↓
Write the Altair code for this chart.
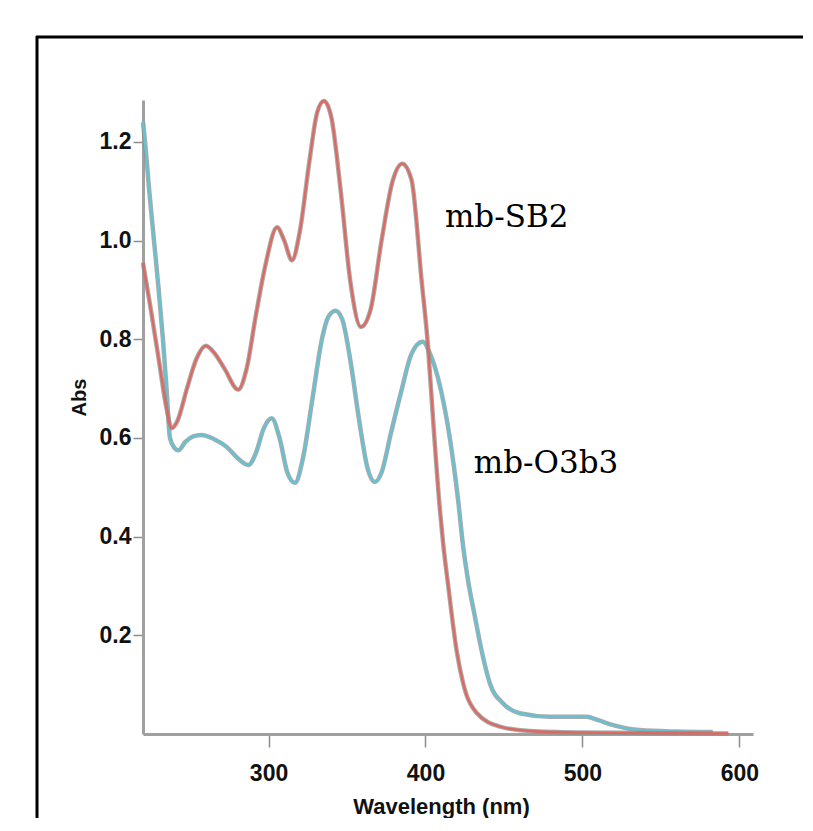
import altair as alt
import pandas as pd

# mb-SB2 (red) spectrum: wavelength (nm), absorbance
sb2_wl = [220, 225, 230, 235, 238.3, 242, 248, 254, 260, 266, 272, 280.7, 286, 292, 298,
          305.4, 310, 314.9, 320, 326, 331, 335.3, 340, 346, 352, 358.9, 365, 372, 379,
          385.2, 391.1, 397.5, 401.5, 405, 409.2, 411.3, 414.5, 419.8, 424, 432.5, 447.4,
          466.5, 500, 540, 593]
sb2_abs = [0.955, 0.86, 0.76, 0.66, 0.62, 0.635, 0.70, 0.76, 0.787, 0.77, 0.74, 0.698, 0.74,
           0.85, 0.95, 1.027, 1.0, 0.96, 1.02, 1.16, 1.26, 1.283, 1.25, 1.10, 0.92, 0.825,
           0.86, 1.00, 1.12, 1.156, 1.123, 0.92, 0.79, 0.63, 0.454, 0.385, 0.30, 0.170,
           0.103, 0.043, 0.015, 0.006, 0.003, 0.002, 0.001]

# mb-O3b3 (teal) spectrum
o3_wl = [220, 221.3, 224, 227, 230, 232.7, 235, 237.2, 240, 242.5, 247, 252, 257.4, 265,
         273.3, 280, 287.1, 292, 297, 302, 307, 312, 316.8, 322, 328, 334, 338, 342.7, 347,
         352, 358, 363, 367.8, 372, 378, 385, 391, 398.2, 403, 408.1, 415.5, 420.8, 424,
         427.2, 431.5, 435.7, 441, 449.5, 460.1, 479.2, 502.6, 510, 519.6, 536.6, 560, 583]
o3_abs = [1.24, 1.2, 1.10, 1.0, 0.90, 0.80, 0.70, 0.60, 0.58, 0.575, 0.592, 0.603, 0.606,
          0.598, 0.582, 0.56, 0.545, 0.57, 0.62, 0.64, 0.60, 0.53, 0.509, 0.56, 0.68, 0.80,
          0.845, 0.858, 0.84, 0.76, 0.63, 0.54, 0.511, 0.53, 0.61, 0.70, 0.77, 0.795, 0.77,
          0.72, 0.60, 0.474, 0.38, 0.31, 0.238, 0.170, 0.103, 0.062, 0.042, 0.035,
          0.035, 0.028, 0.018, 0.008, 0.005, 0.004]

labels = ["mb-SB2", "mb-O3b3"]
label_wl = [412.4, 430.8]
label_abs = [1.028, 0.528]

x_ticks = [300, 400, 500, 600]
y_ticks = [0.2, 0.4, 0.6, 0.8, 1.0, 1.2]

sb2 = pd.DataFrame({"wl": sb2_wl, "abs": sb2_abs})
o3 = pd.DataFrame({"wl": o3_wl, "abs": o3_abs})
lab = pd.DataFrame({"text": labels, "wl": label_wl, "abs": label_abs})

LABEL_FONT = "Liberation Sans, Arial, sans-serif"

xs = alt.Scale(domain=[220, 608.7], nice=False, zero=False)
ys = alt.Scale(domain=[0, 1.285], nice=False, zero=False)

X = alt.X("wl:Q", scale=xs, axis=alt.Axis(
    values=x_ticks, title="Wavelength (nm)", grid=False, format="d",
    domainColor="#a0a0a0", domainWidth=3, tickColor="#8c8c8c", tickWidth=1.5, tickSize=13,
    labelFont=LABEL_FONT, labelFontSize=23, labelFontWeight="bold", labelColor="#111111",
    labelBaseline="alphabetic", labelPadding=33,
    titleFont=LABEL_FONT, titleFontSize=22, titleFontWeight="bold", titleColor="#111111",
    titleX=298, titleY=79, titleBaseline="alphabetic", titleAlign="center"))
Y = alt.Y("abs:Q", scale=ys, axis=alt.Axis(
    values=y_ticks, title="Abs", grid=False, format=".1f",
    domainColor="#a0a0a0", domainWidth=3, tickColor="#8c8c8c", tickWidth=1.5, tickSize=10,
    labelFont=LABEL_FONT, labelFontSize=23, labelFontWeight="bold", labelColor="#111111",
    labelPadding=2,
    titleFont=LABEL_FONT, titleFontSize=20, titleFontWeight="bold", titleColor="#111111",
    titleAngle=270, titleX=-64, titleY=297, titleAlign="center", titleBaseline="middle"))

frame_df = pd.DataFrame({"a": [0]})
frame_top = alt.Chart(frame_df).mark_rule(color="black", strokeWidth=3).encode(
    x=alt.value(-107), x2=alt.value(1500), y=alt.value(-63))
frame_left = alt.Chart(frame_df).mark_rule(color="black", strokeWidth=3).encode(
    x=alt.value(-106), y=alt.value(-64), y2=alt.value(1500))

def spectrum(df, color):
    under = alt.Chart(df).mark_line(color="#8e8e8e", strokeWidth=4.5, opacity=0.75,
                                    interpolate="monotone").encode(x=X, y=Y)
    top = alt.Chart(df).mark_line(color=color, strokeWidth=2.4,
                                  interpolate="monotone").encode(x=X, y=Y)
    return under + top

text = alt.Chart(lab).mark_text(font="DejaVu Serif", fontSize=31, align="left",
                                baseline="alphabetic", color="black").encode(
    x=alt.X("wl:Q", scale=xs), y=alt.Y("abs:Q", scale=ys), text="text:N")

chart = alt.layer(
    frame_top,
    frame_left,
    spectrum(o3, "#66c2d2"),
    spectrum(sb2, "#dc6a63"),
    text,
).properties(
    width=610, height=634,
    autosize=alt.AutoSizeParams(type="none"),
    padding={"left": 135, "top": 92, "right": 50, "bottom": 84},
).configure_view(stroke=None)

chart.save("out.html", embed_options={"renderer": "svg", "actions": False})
↑
◆ **CHALLENGE**:
Omitting all pictures, restate exactly the lines of the material from its start through the line that contains "0.103, 0.043, 0.015, 0.006, 0.003, 0.002, 0.001]".

◆ **TASK ANSWER**:
Write the Altair code for this chart.
import altair as alt
import pandas as pd

# mb-SB2 (red) spectrum: wavelength (nm), absorbance
sb2_wl = [220, 225, 230, 235, 238.3, 242, 248, 254, 260, 266, 272, 280.7, 286, 292, 298,
          305.4, 310, 314.9, 320, 326, 331, 335.3, 340, 346, 352, 358.9, 365, 372, 379,
          385.2, 391.1, 397.5, 401.5, 405, 409.2, 411.3, 414.5, 419.8, 424, 432.5, 447.4,
          466.5, 500, 540, 593]
sb2_abs = [0.955, 0.86, 0.76, 0.66, 0.62, 0.635, 0.70, 0.76, 0.787, 0.77, 0.74, 0.698, 0.74,
           0.85, 0.95, 1.027, 1.0, 0.96, 1.02, 1.16, 1.26, 1.283, 1.25, 1.10, 0.92, 0.825,
           0.86, 1.00, 1.12, 1.156, 1.123, 0.92, 0.79, 0.63, 0.454, 0.385, 0.30, 0.170,
           0.103, 0.043, 0.015, 0.006, 0.003, 0.002, 0.001]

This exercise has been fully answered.